Response from an Adivasi

This article aims to add to the debate on nationalism from the standpoint of an Adivasi. Rethinking the issue of university agitations from a subaltern perspective will contribute to the ongoing critical engagement. While student organisations should not be narrow-minded or indulge in polarisation of castes or communities, it also does not make sense for the ruling party to monopolise freedom of speech against caste oppression, communal violence, and any kind of discrimination faced by people.

The student agitation after the tragic death of Rohith Vemula was not a new phenomenon in Indian universities. In 2006, a committee headed by Sukhadeo Thorat was appointed to investigate Dalit suicides in elite-dominated central universities. The present government neither considered the report nor the anger of Dalit students, and instead labelled the situation as a grave internal security threat to the country. One can find a similar pattern in instances of repression against student movements in university communities as well. When the subaltern learns to speak democratic vernaculars, the response from the dominant elite may come in the form of repression of the marginalised. Democratic struggles that arise from the ground do have the potential to challenge the historically determinated power relations in which the marginalised find themselves. What has gone wrong in these student movements then?

A vicious campaign has been launched by some vested interests against the Dalits and the Adivasis, hiding their discrimination of backward classes and lower castes behind the accusation that students’ organisations have been violating rules.
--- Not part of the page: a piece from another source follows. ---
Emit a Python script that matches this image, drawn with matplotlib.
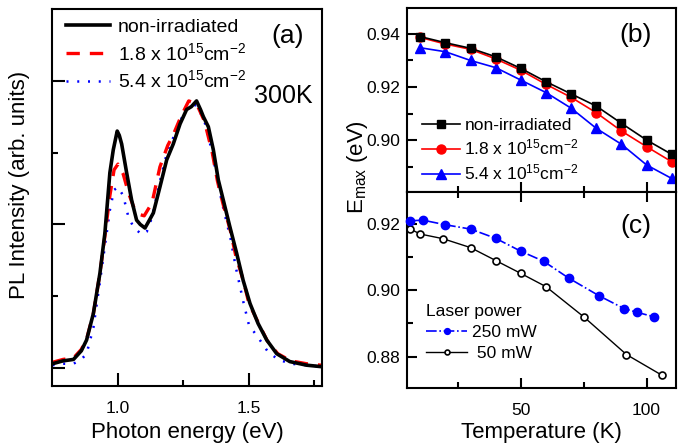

Discrimination, as seen in Vemula’s case, has alarmingly risen in many educational institutions. In the case of the five Dalit students of the University of Hyderabad who were suspended, the fellowship was an important source of money for their higher studies. As per the Ambedkar Students Association (ASA), 12 Dalit students ended their lives in the University of Hyderabad since it came into existence in the early 1970s (Hindustan Times 2016). Therefore, one cannot see this situation in isolation as is being projected by some political parties and leaders.